**EXERCISE GOAL:** Extract everything from the first line through the line with "(0,0) rectangle (906,457);", both ends included, except for any pictures.

**SUPPLIED MATERIAL:**
━━━━━━━━━━━━━━━━

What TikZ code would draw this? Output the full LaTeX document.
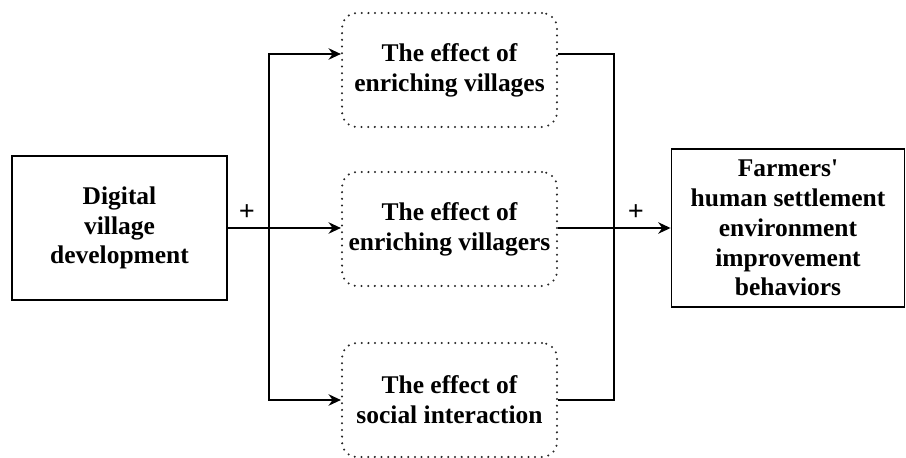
\documentclass[tikz,border=0pt]{standalone}
\usepackage{fontspec}
\setmainfont{Liberation Serif}
\usetikzlibrary{arrows.meta, calc}

\begin{document}
\begin{tikzpicture}[x=0.02cm, y=0.02cm]
\tikzset{
    node style sq/.style={draw, rectangle, line width=1.1pt, align=center,
        font=\bfseries\fontsize{14.5}{17}\selectfont},
    node style dot/.style={draw=black!85, rectangle, rounded corners=0.3cm, line width=1.3pt,
        dash pattern=on 0pt off 3.8pt, line cap=round, align=center,
        minimum width=4.3cm, minimum height=2.28cm,
        font=\bfseries\fontsize{14.5}{17}\selectfont},
    arrow style flow/.style={line width=1.1pt, -{Stealth[length=7pt, width=6.5pt]}},
    arrow style line/.style={line width=1.1pt}
}
  \useasboundingbox (0,0) rectangle (906,457);

  \node (dev) [node style sq, minimum width=4.3cm, minimum height=2.88cm] at (119.5,229)
        {Digital\\ village\\ development};
  \node (vil) [node style dot] at (449.5,387) {The effect of\\ enriching villages};
  \node (vgr) [node style dot] at (449.5,228) {The effect of\\ enriching villagers};
  \node (soc) [node style dot] at (449.5,57) {The effect of\\ social interaction};
  \node (beh) [node style sq, minimum width=4.66cm, minimum height=3.16cm] at (788,229)
        {Farmers\textquotesingle\\ human settlement\\ environment\\ improvement\\ behaviors};

  \coordinate (sL) at (269,229);
  \coordinate (sR) at (614,229);

  % split to the three effects
  \draw[arrow style flow] (dev.east) -- (vgr.west |- dev.east);
  \draw[arrow style flow] (sL) |- ([yshift=0.32cm]vil.west);
  \draw[arrow style flow] (sL) |- (soc.west);

  % join to the outcome
  \draw[arrow style line] ([yshift=0.32cm]vil.east) -| (sR);
  \draw[arrow style line] (soc.east) -| (sR);
  \draw[arrow style flow] (vgr.east |- beh.west) -- (beh.west);

  \node (pL) [font=\bfseries\fontsize{16}{17}\selectfont] at (247,244) {+};
  \node (pR) [font=\bfseries\fontsize{16}{17}\selectfont] at (636,244) {+};
\end{tikzpicture}
\end{document}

━━━━━━━━━━━━━━━━

**EXPECTED OUTPUT:**
What TikZ code would draw this? Output the full LaTeX document.
\documentclass[tikz,border=0pt]{standalone}
\usepackage{fontspec}
\setmainfont{Liberation Serif}
\usetikzlibrary{arrows.meta, calc}

\begin{document}
\begin{tikzpicture}[x=0.02cm, y=0.02cm]
\tikzset{
    node style sq/.style={draw, rectangle, line width=1.1pt, align=center,
        font=\bfseries\fontsize{14.5}{17}\selectfont},
    node style dot/.style={draw=black!85, rectangle, rounded corners=0.3cm, line width=1.3pt,
        dash pattern=on 0pt off 3.8pt, line cap=round, align=center,
        minimum width=4.3cm, minimum height=2.28cm,
        font=\bfseries\fontsize{14.5}{17}\selectfont},
    arrow style flow/.style={line width=1.1pt, -{Stealth[length=7pt, width=6.5pt]}},
    arrow style line/.style={line width=1.1pt}
}
  \useasboundingbox (0,0) rectangle (906,457);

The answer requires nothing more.